Workflow 1: triggered by schedule time, processes 100 customers every 10 minutes, checks their eligibility via run code, and tags them if they are eligible
Workflow 2: triggered by the tag, will send an email, remove the tag, and add another tag that ensures they will not enter the Workflow 1.
We have 10,000 customers.
How do I ensure that the 100 customers processed by Workflow 1 is not the same set of customers process in the previous 10 minutes?
I checked with their AI in Shopify Help, and it says that it might get the same 100 customers repeatedly.
100 customers per 10 minutes is 600 customer per hour – it will take 17 hours to process each day.
That’s a lot.
I’d try to restructure your processing, probably try using Customers-> Segments (as they have their own powerful filtering) and “Customer joined segment” trigger in Flow.
If not, then I’d create 2 flows (sets of flows).
Flow 1, runs scheduled every 10 minutes
checks if date is odd,
then gets 100 customers “not tag: processed-odd”,
removes tag “processed-even”,
runs code, sends e-mail if needed,
adds tag “processed-odd”
On even dates – does nothing.
Flow 2 is the same, but symmetrical:
checks for even date,
gets customers “not tag: processed-even”,
removes tag “processed-odd”,
runs code, sends e-mail if needed,
adds tag “processed-even”.
On odd dates – does nothing.
This way each customer is processed once per day and is prepared to get processed tomorrow.
Another option, if you don’t mind using third-party apps, is to use the “Start custom workflow for list of customers” action from the Flow Companion app on a schedule. This action selects all customers with no limit on their number and starts a workflow that begins with the “Customer: custom trigger triggered” trigger. Each customer will be selected exactly once regardless of the actions of the second workflow. In the “Query” field you can apply a filter to the selection, for example by filtering customers who have not yet been processed by the second workflow in previous runs.

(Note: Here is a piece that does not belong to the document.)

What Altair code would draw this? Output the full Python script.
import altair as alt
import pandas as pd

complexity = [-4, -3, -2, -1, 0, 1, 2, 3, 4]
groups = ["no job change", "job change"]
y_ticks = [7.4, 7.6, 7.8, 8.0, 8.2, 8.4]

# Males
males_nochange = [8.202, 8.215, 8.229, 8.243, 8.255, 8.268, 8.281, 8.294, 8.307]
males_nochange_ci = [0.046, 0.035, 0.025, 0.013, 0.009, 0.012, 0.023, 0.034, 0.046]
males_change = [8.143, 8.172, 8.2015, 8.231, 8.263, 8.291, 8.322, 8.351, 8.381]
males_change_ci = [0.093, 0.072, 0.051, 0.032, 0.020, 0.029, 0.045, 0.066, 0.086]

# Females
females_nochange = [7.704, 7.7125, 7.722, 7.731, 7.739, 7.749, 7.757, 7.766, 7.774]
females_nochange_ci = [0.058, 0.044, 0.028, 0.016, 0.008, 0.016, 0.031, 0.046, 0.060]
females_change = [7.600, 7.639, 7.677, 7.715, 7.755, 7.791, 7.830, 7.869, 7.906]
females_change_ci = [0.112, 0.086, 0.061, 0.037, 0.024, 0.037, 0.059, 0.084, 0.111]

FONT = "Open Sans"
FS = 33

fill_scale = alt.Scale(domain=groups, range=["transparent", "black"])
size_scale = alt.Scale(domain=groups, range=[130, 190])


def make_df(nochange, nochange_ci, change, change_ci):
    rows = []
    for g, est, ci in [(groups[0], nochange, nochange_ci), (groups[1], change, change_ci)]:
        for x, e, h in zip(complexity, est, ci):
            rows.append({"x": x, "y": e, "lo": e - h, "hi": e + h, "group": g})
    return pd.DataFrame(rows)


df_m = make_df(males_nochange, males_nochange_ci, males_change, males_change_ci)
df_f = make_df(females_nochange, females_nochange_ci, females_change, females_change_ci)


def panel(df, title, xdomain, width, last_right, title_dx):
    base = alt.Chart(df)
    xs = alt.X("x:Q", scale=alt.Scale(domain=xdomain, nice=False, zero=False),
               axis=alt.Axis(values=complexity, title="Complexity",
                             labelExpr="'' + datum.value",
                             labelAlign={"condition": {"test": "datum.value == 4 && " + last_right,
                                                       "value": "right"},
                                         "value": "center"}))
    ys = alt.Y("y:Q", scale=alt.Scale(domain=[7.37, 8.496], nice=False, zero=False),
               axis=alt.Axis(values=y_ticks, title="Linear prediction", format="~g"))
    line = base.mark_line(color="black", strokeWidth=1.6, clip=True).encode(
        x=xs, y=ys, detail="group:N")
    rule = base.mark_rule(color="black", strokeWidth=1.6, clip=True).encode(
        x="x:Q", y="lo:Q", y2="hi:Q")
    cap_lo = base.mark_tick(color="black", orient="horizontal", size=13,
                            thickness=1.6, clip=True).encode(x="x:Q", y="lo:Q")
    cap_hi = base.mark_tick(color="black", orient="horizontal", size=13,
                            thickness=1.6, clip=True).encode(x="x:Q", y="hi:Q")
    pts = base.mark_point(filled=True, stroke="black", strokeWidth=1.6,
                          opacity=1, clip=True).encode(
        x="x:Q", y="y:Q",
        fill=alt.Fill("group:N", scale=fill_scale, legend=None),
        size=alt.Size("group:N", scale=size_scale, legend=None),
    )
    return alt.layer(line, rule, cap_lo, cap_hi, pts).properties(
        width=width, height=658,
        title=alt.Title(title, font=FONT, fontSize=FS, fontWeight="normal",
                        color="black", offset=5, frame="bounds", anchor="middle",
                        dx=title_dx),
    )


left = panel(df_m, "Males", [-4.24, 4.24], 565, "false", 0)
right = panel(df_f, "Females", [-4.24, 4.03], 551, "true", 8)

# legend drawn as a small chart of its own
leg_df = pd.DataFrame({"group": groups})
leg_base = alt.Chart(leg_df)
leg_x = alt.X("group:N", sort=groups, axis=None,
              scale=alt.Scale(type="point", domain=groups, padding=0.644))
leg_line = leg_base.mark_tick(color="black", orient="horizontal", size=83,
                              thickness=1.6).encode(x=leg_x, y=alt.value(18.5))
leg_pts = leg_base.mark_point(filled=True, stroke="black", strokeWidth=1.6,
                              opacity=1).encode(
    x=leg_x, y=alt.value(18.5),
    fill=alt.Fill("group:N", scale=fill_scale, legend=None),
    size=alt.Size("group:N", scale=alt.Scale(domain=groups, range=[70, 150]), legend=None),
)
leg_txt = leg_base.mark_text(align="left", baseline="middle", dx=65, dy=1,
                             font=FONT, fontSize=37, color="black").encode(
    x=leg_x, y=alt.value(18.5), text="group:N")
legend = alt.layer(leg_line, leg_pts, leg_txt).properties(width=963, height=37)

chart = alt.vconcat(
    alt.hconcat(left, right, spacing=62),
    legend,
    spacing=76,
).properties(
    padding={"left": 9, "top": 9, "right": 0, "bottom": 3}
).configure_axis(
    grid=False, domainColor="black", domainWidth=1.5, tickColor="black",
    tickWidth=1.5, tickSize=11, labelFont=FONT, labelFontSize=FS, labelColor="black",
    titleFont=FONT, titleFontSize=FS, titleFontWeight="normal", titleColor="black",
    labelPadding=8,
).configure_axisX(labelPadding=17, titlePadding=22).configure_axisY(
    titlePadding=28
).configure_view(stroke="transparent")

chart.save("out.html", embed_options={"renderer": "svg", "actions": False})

We don’t mind the 17 hours per day. In fact, I am ok with it taking days to process just so Workflow 2 in my post does not send the email at odd hours of the morning like 3 AM.

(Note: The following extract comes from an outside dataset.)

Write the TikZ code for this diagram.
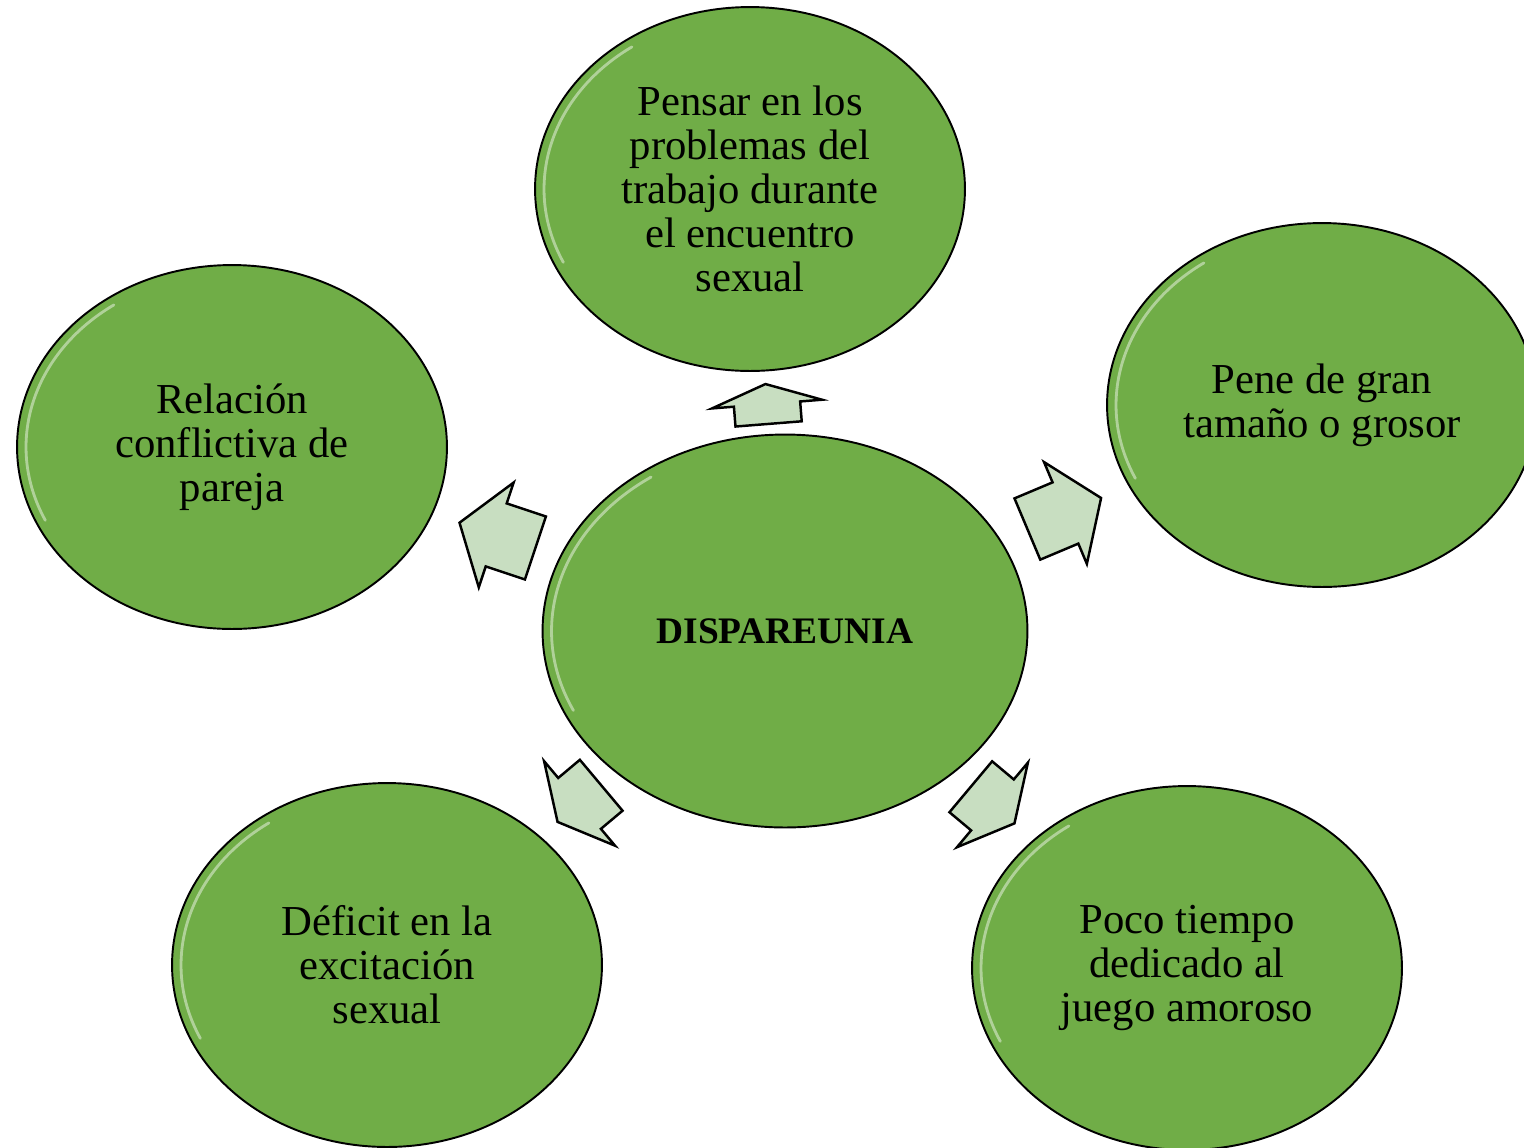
\documentclass[tikz,border=0pt]{standalone}
\usepackage{fontspec}
\setmainfont{Liberation Serif}
\usetikzlibrary{shapes.geometric,shapes.arrows}

\definecolor{leafgreen}{HTML}{70AD47}
\definecolor{palegreen}{HTML}{C8DEC1}

\begin{document}
\begin{tikzpicture}
	[x=0.02cm,y=-0.02cm,
		gloss/.style={white,opacity=0.45,line width=1.6pt,line cap=round},
		bubble/.style={ellipse,draw=black,line width=1.1pt,fill=leafgreen,minimum width=8.6cm,minimum height=7.28cm,inner sep=0pt,align=center,font=\fontsize{24.3}{25}\selectfont,
			path picture={\draw[gloss] ([shift={(125:4.12cm and 3.47cm)}]path picture bounding box.center) arc[start angle=125,end angle=205,x radius=4.12cm,y radius=3.47cm];}},
		hub/.style={ellipse,draw=black,line width=1.1pt,fill=leafgreen,minimum width=9.7cm,minimum height=7.86cm,inner sep=0pt,font=\fontsize{21.3}{25}\selectfont\bfseries,
			path picture={\draw[gloss] ([shift={(125:4.67cm and 3.76cm)}]path picture bounding box.center) arc[start angle=125,end angle=205,x radius=4.67cm,y radius=3.76cm];}},
		blockarrow/.style={single arrow,draw=black,line width=1.4pt,fill=palegreen,inner xsep=0pt,inner ysep=0.64cm,single arrow head extend=0.44cm,sloped,allow upside down,pos=0.5}]

	\clip (0,0) rectangle (1524,1147);

	\node[hub] (hub) at (785,631) {DISPAREUNIA};
	\node[bubble] (work) at (750,189) {Pensar en los\\problemas del\\trabajo durante\\el encuentro\\sexual};
	\node[bubble] (couple) at (232,447) {Relación\\conflictiva de\\pareja};
	\node[bubble] (size) at (1322,405) {Pene de gran\\tamaño o grosor};
	\node[bubble] (arousal) at (387,965) {Déficit en la\\excitación\\sexual};
	\node[bubble] (foreplay) at (1187,968) {Poco tiempo\\dedicado al\\juego amoroso};

	% arrows from the hub outwards
	\path (hub.center) -- node[blockarrow,minimum height=0.8cm,single arrow tip angle=140] {} (work.center);
	\path (hub.center) -- node[blockarrow,minimum height=1.6cm,single arrow tip angle=110] {} (couple.center);
	\path (hub.center) -- node[blockarrow,minimum height=1.6cm,single arrow tip angle=110] {} (size.center);
	\path (hub.center) -- node[blockarrow,minimum height=1.14cm,single arrow tip angle=125] {} (arousal.center);
	\path (hub.center) -- node[blockarrow,minimum height=1.14cm,single arrow tip angle=125] {} (foreplay.center);
\end{tikzpicture}
\end{document}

I would follow your suggestion, but our process is trickier.
I tried segments, but it won’t work with our setup.
For our setup, we have milestones based on birthdays. There are 8 milestones; some are before the birthday, and some are after the birthday. Segments, unfortunately, cannot compute days after a birthday (basically, dates in the future).

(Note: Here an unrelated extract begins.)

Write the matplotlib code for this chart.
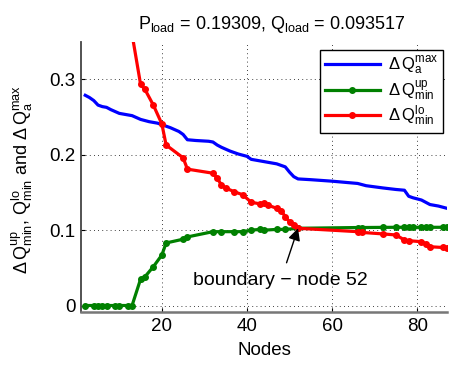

For the setup mentioned in my post, each milestone will have 2 flows. This means that in 1 day, there are 8 tagger flows that run.
Does this mean that you are suggesting we use 2 tagger flows per milestone?
I can't suggest anything more precise because I do not know your entire situation.
Would still rather vote for segments though.
The Flow companion gives you additional trigger -- you can create your flow using this trigger as usual and use all usual actions, "Run code" included.
By the way, Flow Companion also provides the “Get current datetime” action that provides the current date and time to the workflow in the UTC time zone. Maybe this will be useful to you since you compare dates in the “Run code” action.
Tim, one more question as I build this, since the segments are based on birthdays, and customers enter the segment based on the date changes, does this mean that my emails will most likely send around midnight?